#### SET PROBLEM:
Keep only the lines that hold the string "with", filtering out the rest of the entries below.

-----

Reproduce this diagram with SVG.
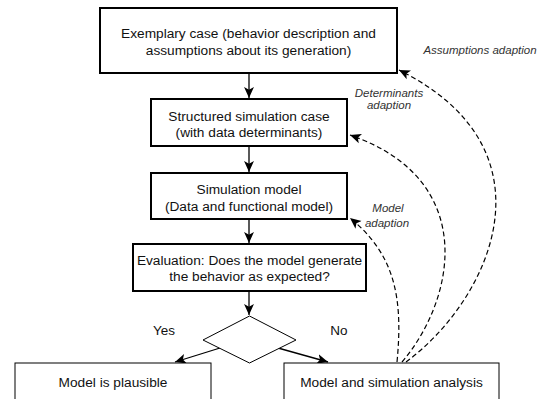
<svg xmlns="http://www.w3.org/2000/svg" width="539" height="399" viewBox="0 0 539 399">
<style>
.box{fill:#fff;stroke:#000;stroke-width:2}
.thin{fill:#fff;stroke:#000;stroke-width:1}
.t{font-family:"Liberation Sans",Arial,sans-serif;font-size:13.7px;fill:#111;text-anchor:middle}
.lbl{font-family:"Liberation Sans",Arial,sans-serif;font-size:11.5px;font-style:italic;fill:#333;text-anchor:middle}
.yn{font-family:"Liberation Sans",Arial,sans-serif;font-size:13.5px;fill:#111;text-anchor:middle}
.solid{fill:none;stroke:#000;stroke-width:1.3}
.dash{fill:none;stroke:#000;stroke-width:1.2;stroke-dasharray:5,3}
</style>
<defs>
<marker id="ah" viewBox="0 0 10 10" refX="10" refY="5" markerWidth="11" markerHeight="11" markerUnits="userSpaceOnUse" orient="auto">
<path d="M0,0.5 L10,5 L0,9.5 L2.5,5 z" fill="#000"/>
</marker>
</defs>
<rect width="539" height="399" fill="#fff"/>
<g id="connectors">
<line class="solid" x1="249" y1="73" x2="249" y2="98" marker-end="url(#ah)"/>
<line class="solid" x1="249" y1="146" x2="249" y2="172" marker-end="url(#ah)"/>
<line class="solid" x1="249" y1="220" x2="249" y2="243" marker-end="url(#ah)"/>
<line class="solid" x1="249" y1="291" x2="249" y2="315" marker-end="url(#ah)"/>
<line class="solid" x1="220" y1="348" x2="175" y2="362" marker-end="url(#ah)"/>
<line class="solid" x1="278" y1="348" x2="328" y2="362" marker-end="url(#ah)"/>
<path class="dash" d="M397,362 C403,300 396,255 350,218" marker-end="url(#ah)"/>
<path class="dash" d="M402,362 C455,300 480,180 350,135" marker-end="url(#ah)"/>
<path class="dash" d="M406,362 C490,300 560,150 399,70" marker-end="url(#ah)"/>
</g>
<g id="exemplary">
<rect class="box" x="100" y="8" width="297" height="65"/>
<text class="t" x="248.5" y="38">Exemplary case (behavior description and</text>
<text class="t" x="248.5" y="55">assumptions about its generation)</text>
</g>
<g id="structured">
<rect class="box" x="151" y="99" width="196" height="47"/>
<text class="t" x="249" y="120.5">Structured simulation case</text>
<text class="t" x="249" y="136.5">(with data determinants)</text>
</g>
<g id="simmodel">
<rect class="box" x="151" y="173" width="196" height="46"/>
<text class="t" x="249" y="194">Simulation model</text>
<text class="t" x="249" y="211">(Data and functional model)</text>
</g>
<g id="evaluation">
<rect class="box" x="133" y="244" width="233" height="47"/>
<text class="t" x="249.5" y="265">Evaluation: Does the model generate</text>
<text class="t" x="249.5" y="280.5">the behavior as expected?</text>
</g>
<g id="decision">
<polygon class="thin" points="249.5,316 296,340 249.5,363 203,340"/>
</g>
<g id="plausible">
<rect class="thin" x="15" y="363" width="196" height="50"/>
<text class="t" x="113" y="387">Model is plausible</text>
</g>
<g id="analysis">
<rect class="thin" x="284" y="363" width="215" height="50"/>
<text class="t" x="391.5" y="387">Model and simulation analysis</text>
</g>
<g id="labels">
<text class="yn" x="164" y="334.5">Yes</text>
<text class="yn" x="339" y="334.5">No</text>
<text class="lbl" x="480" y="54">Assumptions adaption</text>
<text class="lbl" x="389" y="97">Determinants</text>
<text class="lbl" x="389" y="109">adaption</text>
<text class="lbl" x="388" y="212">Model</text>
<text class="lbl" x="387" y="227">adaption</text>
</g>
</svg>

-----

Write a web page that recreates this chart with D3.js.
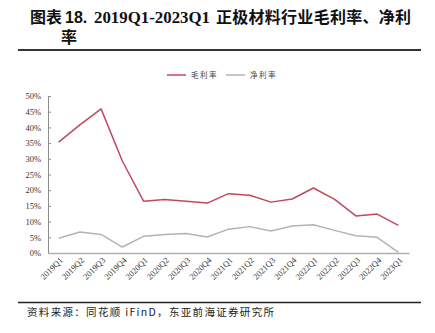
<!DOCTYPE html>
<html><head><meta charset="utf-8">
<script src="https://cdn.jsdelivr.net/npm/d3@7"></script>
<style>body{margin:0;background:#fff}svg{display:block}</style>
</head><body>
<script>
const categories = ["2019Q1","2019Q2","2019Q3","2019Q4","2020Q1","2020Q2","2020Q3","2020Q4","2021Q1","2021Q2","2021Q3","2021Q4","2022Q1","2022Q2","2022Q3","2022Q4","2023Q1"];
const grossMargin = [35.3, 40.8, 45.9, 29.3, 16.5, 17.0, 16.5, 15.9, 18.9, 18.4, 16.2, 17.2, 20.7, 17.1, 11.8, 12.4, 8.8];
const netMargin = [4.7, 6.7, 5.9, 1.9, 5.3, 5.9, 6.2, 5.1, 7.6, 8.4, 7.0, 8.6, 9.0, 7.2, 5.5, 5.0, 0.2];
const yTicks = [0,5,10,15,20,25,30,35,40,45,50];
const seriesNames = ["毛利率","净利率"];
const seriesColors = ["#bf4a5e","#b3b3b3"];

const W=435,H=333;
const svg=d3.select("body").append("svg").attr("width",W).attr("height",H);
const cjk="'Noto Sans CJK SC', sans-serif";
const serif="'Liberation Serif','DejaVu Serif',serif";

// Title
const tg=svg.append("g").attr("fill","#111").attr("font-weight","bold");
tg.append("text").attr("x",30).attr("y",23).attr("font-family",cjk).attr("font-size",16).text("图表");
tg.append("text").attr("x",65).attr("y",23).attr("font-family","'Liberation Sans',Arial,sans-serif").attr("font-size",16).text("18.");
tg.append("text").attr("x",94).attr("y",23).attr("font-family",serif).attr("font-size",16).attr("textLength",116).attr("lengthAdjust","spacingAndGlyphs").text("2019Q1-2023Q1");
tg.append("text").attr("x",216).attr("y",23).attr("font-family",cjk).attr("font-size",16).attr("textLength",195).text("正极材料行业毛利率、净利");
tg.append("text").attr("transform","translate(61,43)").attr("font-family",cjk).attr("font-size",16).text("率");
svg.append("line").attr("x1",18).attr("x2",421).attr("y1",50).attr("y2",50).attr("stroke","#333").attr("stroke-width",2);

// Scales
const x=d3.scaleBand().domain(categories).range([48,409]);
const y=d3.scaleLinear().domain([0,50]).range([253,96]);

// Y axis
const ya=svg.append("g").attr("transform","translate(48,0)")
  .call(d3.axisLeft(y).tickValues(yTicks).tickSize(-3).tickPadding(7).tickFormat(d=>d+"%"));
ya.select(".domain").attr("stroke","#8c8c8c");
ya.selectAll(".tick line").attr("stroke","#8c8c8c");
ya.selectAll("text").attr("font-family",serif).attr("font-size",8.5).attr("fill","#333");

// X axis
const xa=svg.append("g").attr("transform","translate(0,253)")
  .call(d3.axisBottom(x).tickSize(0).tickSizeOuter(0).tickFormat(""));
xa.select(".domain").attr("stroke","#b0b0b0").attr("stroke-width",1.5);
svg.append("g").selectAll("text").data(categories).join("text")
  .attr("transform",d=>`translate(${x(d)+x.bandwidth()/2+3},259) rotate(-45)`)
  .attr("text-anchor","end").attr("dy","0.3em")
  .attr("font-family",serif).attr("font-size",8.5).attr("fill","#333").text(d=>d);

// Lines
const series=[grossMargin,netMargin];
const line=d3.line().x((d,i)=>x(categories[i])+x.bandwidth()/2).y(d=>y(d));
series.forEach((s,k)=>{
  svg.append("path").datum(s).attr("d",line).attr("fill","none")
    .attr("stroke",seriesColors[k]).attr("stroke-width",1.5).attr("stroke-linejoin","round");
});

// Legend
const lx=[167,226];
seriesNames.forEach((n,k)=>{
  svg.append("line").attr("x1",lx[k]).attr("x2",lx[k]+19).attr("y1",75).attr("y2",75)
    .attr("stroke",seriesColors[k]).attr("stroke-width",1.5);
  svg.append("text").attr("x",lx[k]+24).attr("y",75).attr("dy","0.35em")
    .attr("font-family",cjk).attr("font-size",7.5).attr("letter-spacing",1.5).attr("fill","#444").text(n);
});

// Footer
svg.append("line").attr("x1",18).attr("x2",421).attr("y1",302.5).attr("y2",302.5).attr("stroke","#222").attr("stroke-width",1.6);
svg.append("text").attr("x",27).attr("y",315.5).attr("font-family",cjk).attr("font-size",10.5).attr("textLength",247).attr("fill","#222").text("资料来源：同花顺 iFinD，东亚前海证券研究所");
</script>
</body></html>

-----

#### OUTPUT FOR THIS TASK:
Reproduce this diagram with SVG.
<text class="t" x="249" y="136.5">(with data determinants)</text>
Write a web page that recreates this chart with D3.js.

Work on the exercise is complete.